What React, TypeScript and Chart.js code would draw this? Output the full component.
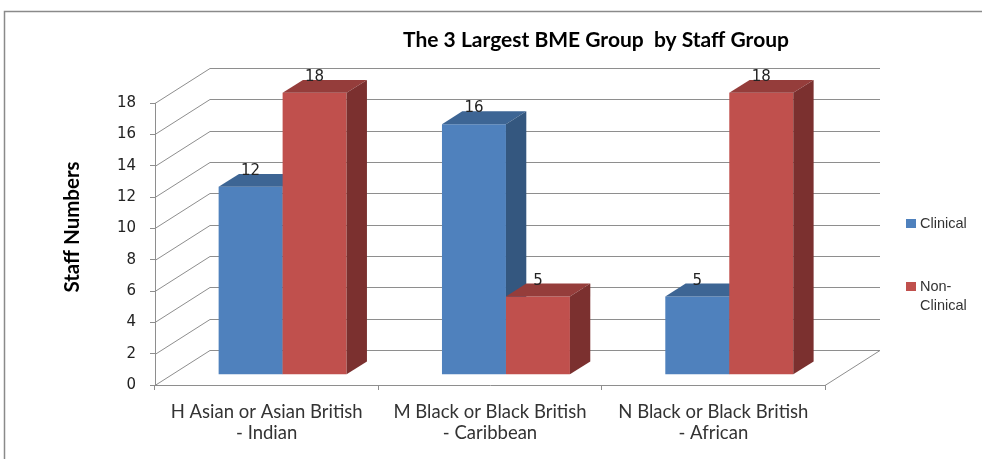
import React, { useEffect, useRef } from 'react';
import { Chart, registerables } from 'chart.js';

Chart.register(...registerables);

// ---- data ----
const categories: string[][] = [
  ['H Asian or Asian British', '- Indian'],
  ['M Black or Black British', '- Caribbean'],
  ['N Black or Black British', '- African'],
];
const seriesNames = ['Clinical', 'Non-Clinical'];
const clinical = [12, 16, 5];
const nonClinical = [18, 5, 18];
const yMin = 0;
const yMax = 18;
const yStep = 2;
const chartTitle = 'The 3 Largest BME Group  by Staff Group';
const yTitle = 'Staff Numbers';

// ---- styles ----
const W = 982;
const H = 459;
const GRID = '#8e8e8e';
const DEPTH_DX = 55;
const DEPTH_DY = -35;
const BAR_FRONT = 0.29;
const BAR_BACK = 0.66;
const COLORS = [
  { front: '#4F81BD', top: '#3D6594', side: '#34577F' },
  { front: '#C0504D', top: '#953D3B', side: '#7B302F' },
];

const line = (ctx: CanvasRenderingContext2D, x0: number, y0: number, x1: number, y1: number) => {
  ctx.beginPath();
  ctx.moveTo(x0, y0);
  ctx.lineTo(x1, y1);
  ctx.stroke();
};

const poly = (ctx: CanvasRenderingContext2D, pts: number[][], fill: string) => {
  ctx.beginPath();
  ctx.moveTo(pts[0][0], pts[0][1]);
  for (let i = 1; i < pts.length; i++) ctx.lineTo(pts[i][0], pts[i][1]);
  ctx.closePath();
  ctx.fillStyle = fill;
  ctx.fill();
};

const threeD = {
  id: 'threeD',
  beforeDraw(chart: any) {
    const ctx: CanvasRenderingContext2D = chart.ctx;
    ctx.save();
    ctx.fillStyle = '#ffffff';
    ctx.fillRect(0, 0, W, H);
    ctx.strokeStyle = '#8a8a8a';
    ctx.lineWidth = 1.5;
    ctx.strokeRect(4.5, 11.5, 1100, 600);
    ctx.restore();
  },
  beforeDatasetsDraw(chart: any) {
    const ctx: CanvasRenderingContext2D = chart.ctx;
    const { left, right, bottom } = chart.chartArea;
    const y = chart.scales.y;
    ctx.save();
    ctx.strokeStyle = GRID;
    ctx.lineWidth = 1;
    for (let v = yMin; v <= yMax; v += yStep) {
      const py = Math.round(y.getPixelForValue(v)) + 0.5;
      line(ctx, left, py, left + DEPTH_DX, py + DEPTH_DY);
      line(ctx, left + DEPTH_DX, py + DEPTH_DY, right + DEPTH_DX, py + DEPTH_DY);
    }
    line(ctx, right, bottom + 0.5, right + DEPTH_DX, bottom + 0.5 + DEPTH_DY);

    const fdx = DEPTH_DX * BAR_FRONT;
    const fdy = DEPTH_DY * BAR_FRONT;
    const ddx = DEPTH_DX * (BAR_BACK - BAR_FRONT);
    const ddy = DEPTH_DY * (BAR_BACK - BAR_FRONT);
    const nCat = chart.data.labels.length;
    for (let c = 0; c < nCat; c++) {
      chart.data.datasets.forEach((ds: any, i: number) => {
        const el = chart.getDatasetMeta(i).data[c];
        const col = COLORS[i];
        const x0 = el.x - el.width / 2 + fdx;
        const x1 = el.x + el.width / 2 + fdx;
        const yT = el.y + fdy;
        const yB = el.base + fdy;
        poly(ctx, [[x0, yT], [x1, yT], [x1, yB], [x0, yB]], col.front);
        poly(ctx, [[x0, yT], [x1, yT], [x1 + ddx, yT + ddy], [x0 + ddx, yT + ddy]], col.top);
        poly(ctx, [[x1, yT], [x1 + ddx, yT + ddy], [x1 + ddx, yB + ddy], [x1, yB]], col.side);
      });
    }
    ctx.restore();
    return false;
  },
  afterDraw(chart: any) {
    const ctx: CanvasRenderingContext2D = chart.ctx;
    ctx.save();
    const fdx = DEPTH_DX * BAR_FRONT;
    const fdy = DEPTH_DY * BAR_FRONT;
    // data labels
    ctx.font = '15px "DejaVu Sans"';
    ctx.fillStyle = '#222';
    ctx.textAlign = 'center';
    ctx.textBaseline = 'alphabetic';
    chart.data.datasets.forEach((ds: any, i: number) => {
      chart.getDatasetMeta(i).data.forEach((el: any, j: number) => {
        ctx.fillText(String(ds.data[j]), el.x + fdx, el.y + fdy - 12);
      });
    });
    // title
    ctx.font = 'bold 21px Lato';
    ctx.fillStyle = '#000';
    ctx.textBaseline = 'middle';
    ctx.fillText(chartTitle, 596, 40);
    // y title
    ctx.save();
    ctx.font = 'bold 20.5px Lato';
    ctx.translate(72, 227);
    ctx.rotate(-Math.PI / 2);
    ctx.fillText(yTitle, 0, 0);
    ctx.restore();
    // legend
    ctx.textAlign = 'left';
    ctx.font = '14.5px "Liberation Sans"';
    const legendY = [224, 287];
    chart.data.datasets.forEach((ds: any, i: number) => {
      ctx.fillStyle = COLORS[i].front;
      ctx.fillRect(906, legendY[i] - 5, 10, 9);
      ctx.fillStyle = '#333';
      const parts = i === 1 ? ['Non-', 'Clinical'] : [ds.label];
      parts.forEach((p: string, k: number) => ctx.fillText(p, 920, legendY[i] + k * 19));
    });
    ctx.restore();
  },
};

export default function App() {
  const ref = useRef<HTMLCanvasElement>(null);
  useEffect(() => {
    if (!ref.current) return;
    const chart = new Chart(ref.current, {
      type: 'bar',
      data: {
        labels: categories,
        datasets: [
          { label: seriesNames[0], data: clinical, backgroundColor: COLORS[0].front },
          { label: seriesNames[1], data: nonClinical, backgroundColor: COLORS[1].front },
        ],
      },
      options: {
        responsive: false,
        animation: false,
        devicePixelRatio: 1,
        layout: { padding: { left: 0, right: 157, top: 103, bottom: 0 } },
        plugins: { legend: { display: false }, title: { display: false }, tooltip: { enabled: false } },
        datasets: { bar: { categoryPercentage: 0.573, barPercentage: 1 } },
        scales: {
          x: {
            afterFit: (s: any) => { s.height = 74; },
            grid: { display: true, drawOnChartArea: false, drawTicks: true, tickLength: 5, color: GRID, offset: true },
            border: { display: true, color: GRID },
            ticks: { font: { family: 'Lato', size: 18.5, lineHeight: 1.14 }, color: '#333', padding: 11, maxRotation: 0, autoSkip: false },
          },
          y: {
            min: yMin,
            max: yMax,
            afterFit: (s: any) => { s.width = 155; },
            grid: { display: true, drawOnChartArea: false, drawTicks: true, tickLength: 5, color: GRID },
            border: { display: true, color: GRID },
            ticks: { stepSize: yStep, font: { family: 'DejaVu Sans', size: 15 }, color: '#222', padding: 14 },
          },
        },
      },
      plugins: [threeD],
    });
    return () => chart.destroy();
  }, []);
  return (
    <div style={{ position: 'absolute', left: 0, top: 0, width: W, height: H }}>
      <canvas ref={ref} width={W} height={H} />
    </div>
  );
}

# The exercise
Print out the lines exactly, skipping any picture.

# Task answer
What React, TypeScript and Chart.js code would draw this? Output the full component.
import React, { useEffect, useRef } from 'react';
import { Chart, registerables } from 'chart.js';

Chart.register(...registerables);

// ---- data ----
const categories: string[][] = [
  ['H Asian or Asian British', '- Indian'],
  ['M Black or Black British', '- Caribbean'],
  ['N Black or Black British', '- African'],
];
const seriesNames = ['Clinical', 'Non-Clinical'];
const clinical = [12, 16, 5];
const nonClinical = [18, 5, 18];
const yMin = 0;
const yMax = 18;
const yStep = 2;
const chartTitle = 'The 3 Largest BME Group  by Staff Group';
const yTitle = 'Staff Numbers';

// ---- styles ----
const W = 982;
const H = 459;
const GRID = '#8e8e8e';
const DEPTH_DX = 55;
const DEPTH_DY = -35;
const BAR_FRONT = 0.29;
const BAR_BACK = 0.66;
const COLORS = [
  { front: '#4F81BD', top: '#3D6594', side: '#34577F' },
  { front: '#C0504D', top: '#953D3B', side: '#7B302F' },
];

const line = (ctx: CanvasRenderingContext2D, x0: number, y0: number, x1: number, y1: number) => {
  ctx.beginPath();
  ctx.moveTo(x0, y0);
  ctx.lineTo(x1, y1);
  ctx.stroke();
};

const poly = (ctx: CanvasRenderingContext2D, pts: number[][], fill: string) => {
  ctx.beginPath();
  ctx.moveTo(pts[0][0], pts[0][1]);
  for (let i = 1; i < pts.length; i++) ctx.lineTo(pts[i][0], pts[i][1]);
  ctx.closePath();
  ctx.fillStyle = fill;
  ctx.fill();
};

const threeD = {
  id: 'threeD',
  beforeDraw(chart: any) {
    const ctx: CanvasRenderingContext2D = chart.ctx;
    ctx.save();
    ctx.fillStyle = '#ffffff';
    ctx.fillRect(0, 0, W, H);
    ctx.strokeStyle = '#8a8a8a';
    ctx.lineWidth = 1.5;
    ctx.strokeRect(4.5, 11.5, 1100, 600);
    ctx.restore();
  },
  beforeDatasetsDraw(chart: any) {
    const ctx: CanvasRenderingContext2D = chart.ctx;
    const { left, right, bottom } = chart.chartArea;
    const y = chart.scales.y;
    ctx.save();
    ctx.strokeStyle = GRID;
    ctx.lineWidth = 1;
    for (let v = yMin; v <= yMax; v += yStep) {
      const py = Math.round(y.getPixelForValue(v)) + 0.5;
      line(ctx, left, py, left + DEPTH_DX, py + DEPTH_DY);
      line(ctx, left + DEPTH_DX, py + DEPTH_DY, right + DEPTH_DX, py + DEPTH_DY);
    }
    line(ctx, right, bottom + 0.5, right + DEPTH_DX, bottom + 0.5 + DEPTH_DY);

    const fdx = DEPTH_DX * BAR_FRONT;
    const fdy = DEPTH_DY * BAR_FRONT;
    const ddx = DEPTH_DX * (BAR_BACK - BAR_FRONT);
    const ddy = DEPTH_DY * (BAR_BACK - BAR_FRONT);
    const nCat = chart.data.labels.length;
    for (let c = 0; c < nCat; c++) {
      chart.data.datasets.forEach((ds: any, i: number) => {
        const el = chart.getDatasetMeta(i).data[c];
        const col = COLORS[i];
        const x0 = el.x - el.width / 2 + fdx;
        const x1 = el.x + el.width / 2 + fdx;
        const yT = el.y + fdy;
        const yB = el.base + fdy;
        poly(ctx, [[x0, yT], [x1, yT], [x1, yB], [x0, yB]], col.front);
        poly(ctx, [[x0, yT], [x1, yT], [x1 + ddx, yT + ddy], [x0 + ddx, yT + ddy]], col.top);
        poly(ctx, [[x1, yT], [x1 + ddx, yT + ddy], [x1 + ddx, yB + ddy], [x1, yB]], col.side);
      });
    }
    ctx.restore();
    return false;
  },
  afterDraw(chart: any) {
    const ctx: CanvasRenderingContext2D = chart.ctx;
    ctx.save();
    const fdx = DEPTH_DX * BAR_FRONT;
    const fdy = DEPTH_DY * BAR_FRONT;
    // data labels
    ctx.font = '15px "DejaVu Sans"';
    ctx.fillStyle = '#222';
    ctx.textAlign = 'center';
    ctx.textBaseline = 'alphabetic';
    chart.data.datasets.forEach((ds: any, i: number) => {
      chart.getDatasetMeta(i).data.forEach((el: any, j: number) => {
        ctx.fillText(String(ds.data[j]), el.x + fdx, el.y + fdy - 12);
      });
    });
    // title
    ctx.font = 'bold 21px Lato';
    ctx.fillStyle = '#000';
    ctx.textBaseline = 'middle';
    ctx.fillText(chartTitle, 596, 40);
    // y title
    ctx.save();
    ctx.font = 'bold 20.5px Lato';
    ctx.translate(72, 227);
    ctx.rotate(-Math.PI / 2);
    ctx.fillText(yTitle, 0, 0);
    ctx.restore();
    // legend
    ctx.textAlign = 'left';
    ctx.font = '14.5px "Liberation Sans"';
    const legendY = [224, 287];
    chart.data.datasets.forEach((ds: any, i: number) => {
      ctx.fillStyle = COLORS[i].front;
      ctx.fillRect(906, legendY[i] - 5, 10, 9);
      ctx.fillStyle = '#333';
      const parts = i === 1 ? ['Non-', 'Clinical'] : [ds.label];
      parts.forEach((p: string, k: number) => ctx.fillText(p, 920, legendY[i] + k * 19));
    });
    ctx.restore();
  },
};

export default function App() {
  const ref = useRef<HTMLCanvasElement>(null);
  useEffect(() => {
    if (!ref.current) return;
    const chart = new Chart(ref.current, {
      type: 'bar',
      data: {
        labels: categories,
        datasets: [
          { label: seriesNames[0], data: clinical, backgroundColor: COLORS[0].front },
          { label: seriesNames[1], data: nonClinical, backgroundColor: COLORS[1].front },
        ],
      },
      options: {
        responsive: false,
        animation: false,
        devicePixelRatio: 1,
        layout: { padding: { left: 0, right: 157, top: 103, bottom: 0 } },
        plugins: { legend: { display: false }, title: { display: false }, tooltip: { enabled: false } },
        datasets: { bar: { categoryPercentage: 0.573, barPercentage: 1 } },
        scales: {
          x: {
            afterFit: (s: any) => { s.height = 74; },
            grid: { display: true, drawOnChartArea: false, drawTicks: true, tickLength: 5, color: GRID, offset: true },
            border: { display: true, color: GRID },
            ticks: { font: { family: 'Lato', size: 18.5, lineHeight: 1.14 }, color: '#333', padding: 11, maxRotation: 0, autoSkip: false },
          },
          y: {
            min: yMin,
            max: yMax,
            afterFit: (s: any) => { s.width = 155; },
            grid: { display: true, drawOnChartArea: false, drawTicks: true, tickLength: 5, color: GRID },
            border: { display: true, color: GRID },
            ticks: { stepSize: yStep, font: { family: 'DejaVu Sans', size: 15 }, color: '#222', padding: 14 },
          },
        },
      },
      plugins: [threeD],
    });
    return () => chart.destroy();
  }, []);
  return (
    <div style={{ position: 'absolute', left: 0, top: 0, width: W, height: H }}>
      <canvas ref={ref} width={W} height={H} />
    </div>
  );
}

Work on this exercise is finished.